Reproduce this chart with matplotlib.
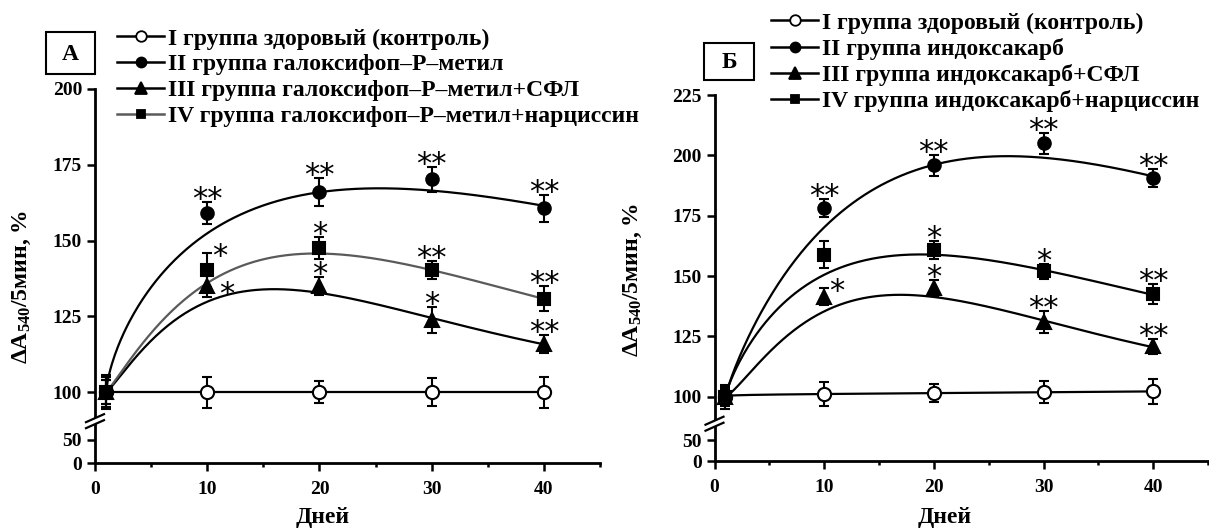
import numpy as np
import matplotlib.pyplot as plt
import matplotlib.transforms as mtransforms
from matplotlib.lines import Line2D
from matplotlib.patches import Rectangle

W, H = 1209, 530

plt.rcParams['font.family'] = ['Liberation Serif', 'DejaVu Sans']
plt.rcParams['font.weight'] = 'bold'
plt.rcParams['mathtext.fontset'] = 'custom'
plt.rcParams['mathtext.rm'] = 'Liberation Serif:bold'
plt.rcParams['mathtext.bf'] = 'Liberation Serif:bold'
plt.rcParams['mathtext.it'] = 'Liberation Serif:bold:italic'

days = [1, 10, 20, 30, 40]

# А: галоксифоп-Р-метил
a_labels = ['I группа здоровый (контроль)',
            'II группа галоксифоп–Р–метил',
            'III группа галоксифоп–Р–метил+СФЛ',
            'IV группа галоксифоп–Р–метил+нарциссин']
a_mean_1 = [100, 100, 100, 100, 100]
a_err_1 = [5.5, 5.1, 3.7, 4.6, 5.1]
a_mean_2 = [100, 159.1, 165.9, 170.2, 160.6]
a_err_2 = [4.0, 3.7, 4.6, 4.2, 4.4]
a_mean_3 = [100, 135.1, 135.0, 123.8, 115.8]
a_err_3 = [4.0, 3.6, 3.1, 4.3, 3.0]
a_mean_4 = [100, 140.3, 147.6, 140.3, 130.8]
a_err_4 = [5.0, 5.5, 3.6, 3.0, 4.2]
# values of the fitted trend curves at the same days
a_trend_2 = [100, 152.6, 164.7, 168.2, 160.8]
a_trend_3 = [100, 129.7, 133.3, 123.9, 115.9]
a_trend_4 = [100, 136.0, 145.6, 140.4, 130.7]
# (group, day, mark, placement)
a_stars = [(1, 10, '**', 'up'), (1, 20, '**', 'up'), (1, 30, '**', 'up'), (1, 40, '**', 'up'),
           (3, 10, '*', 'ur'), (3, 20, '*', 'up'), (3, 30, '**', 'up'), (3, 40, '**', 'up'),
           (2, 10, '*', 'r'), (2, 20, '*', 'up'), (2, 30, '*', 'up'), (2, 40, '**', 'up')]

# Б: индоксакарб
b_labels = ['I группа здоровый (контроль)',
            'II группа индоксакарб',
            'III группа индоксакарб+СФЛ',
            'IV группа индоксакарб+нарциссин']
b_mean_1 = [100, 101.1, 101.5, 101.8, 102.2]
b_err_1 = [4.0, 4.8, 3.8, 4.5, 5.2]
b_mean_2 = [100, 178.1, 195.8, 205.0, 190.6]
b_err_2 = [3.0, 3.7, 4.3, 4.3, 3.9]
b_mean_3 = [100, 141.5, 145.0, 130.9, 120.8]
b_err_3 = [3.0, 3.6, 3.4, 4.6, 3.0]
b_mean_4 = [100, 158.8, 160.9, 151.9, 142.5]
b_err_4 = [5.0, 5.5, 3.7, 3.0, 4.3]
b_trend_2 = [100, 170.4, 194.6, 201.1, 190.5]
b_trend_3 = [100, 135.2, 142.1, 130.8, 120.7]
b_trend_4 = [100, 150.4, 159.4, 151.8, 142.4]
b_stars = [(1, 10, '**', 'up'), (1, 20, '**', 'up'), (1, 30, '**', 'up'), (1, 40, '**', 'up'),
           (3, 20, '*', 'up'), (3, 30, '*', 'up'), (3, 40, '**', 'up'),
           (2, 10, '*', 'ur'), (2, 20, '*', 'up'), (2, 30, '**', 'up'), (2, 40, '**', 'up')]

markers = ['o', 'o', '^', 's']
face = ['white', 'black', 'black', 'black']
msize = [9.5, 9, 10, 8]
# offsets (px) of the asterisk centre: from cap top or from the mean
star_off = {'up': ('cap', 0, 11), 'ur': ('cap', 13, 5), 'r': ('mean', 20, 0)}
STAR_MID = 17  # px from baseline to middle of '*' glyph at 22 pt


def px(x, y):
    return x / W, 1 - y / H


def broken(k1, k2, b):
    def fwd(v):
        v = np.asarray(v, float)
        return np.where(v < b, k1 * v, k1 * b + k2 * (v - b))

    def inv(p):
        p = np.asarray(p, float)
        return np.where(p < k1 * b, p / k1, b + (p - k1 * b) / k2)
    return fwd, inv


def trend_curve(t, v):
    t = np.asarray(t, float)
    v = np.asarray(v, float)
    tt = np.linspace(t[0], t[-1], 300)
    dv = v[1:] - v[0]
    if np.any(dv <= 0):
        return tt, np.polyval(np.polyfit(t, v, 1), tt)
    # v = v0 + A * s**n * exp(-k*s), fitted in log form
    s = t[1:] - t[0]
    X = np.column_stack([np.ones_like(s), np.log(s), -s])
    c, *_ = np.linalg.lstsq(X, np.log(dv), rcond=None)
    ss = tt - t[0]
    return tt, v[0] + np.exp(c[0]) * ss ** c[1] * np.exp(-c[2] * ss)


def draw_panel(ax, means, errs, trends, stars, line_colors, yticks, ymax, scale):
    ax.set_yscale('function', functions=broken(*scale))
    ax.set_xlim(0, 45)
    ax.set_ylim(0, ymax)
    for i, (m, e) in enumerate(zip(means, errs)):
        tt, yy = trend_curve(days, trends[i] if trends[i] is not None else m)
        ax.plot(tt, yy, color=line_colors[i], lw=1.6, zorder=2)
        ax.errorbar(days, m, yerr=e, fmt='none', ecolor='black', elinewidth=1.5,
                    capsize=3.8, capthick=1.5, zorder=3)
        ax.plot(days, m, ls='none', marker=markers[i], ms=msize[i], mfc=face[i],
                mec='black', mew=1.5, zorder=4)
    for g, d, txt, where in stars:
        k = days.index(d)
        ref, dx, dy = star_off[where]
        yv = means[g][k] + (errs[g][k] if ref == 'cap' else 0)
        ax.annotate(txt, (d, yv), xytext=(dx, dy - STAR_MID), textcoords='offset pixels',
                    ha='center', va='baseline', fontsize=22, fontweight='normal',
                    family='DejaVu Sans', zorder=5, annotation_clip=False)

    for side in ('top', 'right'):
        ax.spines[side].set_visible(False)
    for side in ('left', 'bottom'):
        ax.spines[side].set_linewidth(2)
    ax.set_yticks(yticks)
    ax.set_yticklabels([str(v) for v in yticks])
    ax.set_xticks([0, 10, 20, 30, 40])
    ax.set_xticks([5, 15, 25, 35, 45], minor=True)
    ax.tick_params(which='major', direction='out', length=5.8, width=1.8, labelsize=14)
    ax.tick_params(axis='x', which='major', pad=7)
    ax.tick_params(which='minor', direction='out', length=3, width=1.8)
    ax.tick_params(axis='y', which='minor', left=False)

    # break marks on the y axis
    brk = scale[2]
    base = mtransforms.blended_transform_factory(ax.transAxes, ax.transData)
    tr = ax.figure.dpi_scale_trans + mtransforms.ScaledTranslation(0, brk, base)
    ax.plot([0, 0], [-0.03, 0.03], color='white', lw=4, transform=tr,
            clip_on=False, zorder=6, solid_capstyle='butt')
    for o in (-0.03, 0.03):
        ax.plot([-0.09, 0.09], [o - 0.04, o + 0.04], color='black', lw=1.6,
                transform=tr, clip_on=False, zorder=7)


fig = plt.figure(figsize=(W / 100, H / 100), dpi=100)

ax_a = fig.add_axes([95 / W, 66.7 / H, 505 / W, 374.3 / H])
draw_panel(ax_a, [a_mean_1, a_mean_2, a_mean_3, a_mean_4],
           [a_err_1, a_err_2, a_err_3, a_err_4],
           [None, a_trend_2, a_trend_3, a_trend_4], a_stars,
           ['black', 'black', 'black', '#5a5a5a'],
           [0, 50, 100, 125, 150, 175, 200], 200, (0.466, 3.03, 90.4))

ax_b = fig.add_axes([714.5 / W, 69 / H, 493.5 / W, 366 / H])
draw_panel(ax_b, [b_mean_1, b_mean_2, b_mean_3, b_mean_4],
           [b_err_1, b_err_2, b_err_3, b_err_4],
           [None, b_trend_2, b_trend_3, b_trend_4], b_stars,
           ['black'] * 4,
           [0, 50, 100, 125, 150, 175, 200, 225], 225, (0.42, 2.414, 88.8))

ylab = r'ΔA$_{\mathbf{540}}$/5мин, %'
fig.text(*px(22, 287), ylab, rotation=90, ha='center', va='center', fontsize=17)
fig.text(*px(633, 280), ylab, rotation=90, ha='center', va='center', fontsize=17)
fig.text(*px(323, 517), 'Дней', ha='center', va='center', fontsize=17)
fig.text(*px(945, 517), 'Дней', ha='center', va='center', fontsize=17)

# panel letters in boxes
for (x0, y0, x1, y1), letter in (((46, 32, 95, 74), 'А'), ((704, 43, 754, 80), 'Б')):
    fig.add_artist(Rectangle(px(x0, y1), (x1 - x0) / W, (y1 - y0) / H, fill=False,
                             lw=1.5, transform=fig.transFigure))
    fig.text(*px((x0 + x1) / 2, (y0 + y1) / 2 + 1), letter, ha='center', va='center',
             fontsize=17)


def legend_handles(colors):
    return [Line2D([0], [0], color=colors[i], lw=1.8, marker=markers[i], ms=msize[i] * 0.8,
                   mfc=face[i], mec='black', mew=1.3) for i in range(4)]


leg_kw = dict(loc='upper left', frameon=False, handlelength=2.0, handletextpad=0.17,
              labelspacing=0.18, borderpad=0, borderaxespad=0,
              prop=dict(family='Liberation Serif', weight='bold', size=17))
fig.legend(legend_handles(['black', 'black', 'black', '#5a5a5a']), a_labels,
           bbox_to_anchor=px(117, 28), **leg_kw)
fig.legend(legend_handles(['black'] * 4), b_labels,
           bbox_to_anchor=px(771, 12), **leg_kw)

fig.savefig('out.png', dpi=100)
# # # #
◆ Problem requirements
Only the lines from the top of the data through the line with "days = [1, 10, 20, 30, 40]" should be quoted, exactly and with both ends kept; skip the pictures.

◆ Result for this task
Reproduce this chart with matplotlib.
import numpy as np
import matplotlib.pyplot as plt
import matplotlib.transforms as mtransforms
from matplotlib.lines import Line2D
from matplotlib.patches import Rectangle

W, H = 1209, 530

plt.rcParams['font.family'] = ['Liberation Serif', 'DejaVu Sans']
plt.rcParams['font.weight'] = 'bold'
plt.rcParams['mathtext.fontset'] = 'custom'
plt.rcParams['mathtext.rm'] = 'Liberation Serif:bold'
plt.rcParams['mathtext.bf'] = 'Liberation Serif:bold'
plt.rcParams['mathtext.it'] = 'Liberation Serif:bold:italic'

days = [1, 10, 20, 30, 40]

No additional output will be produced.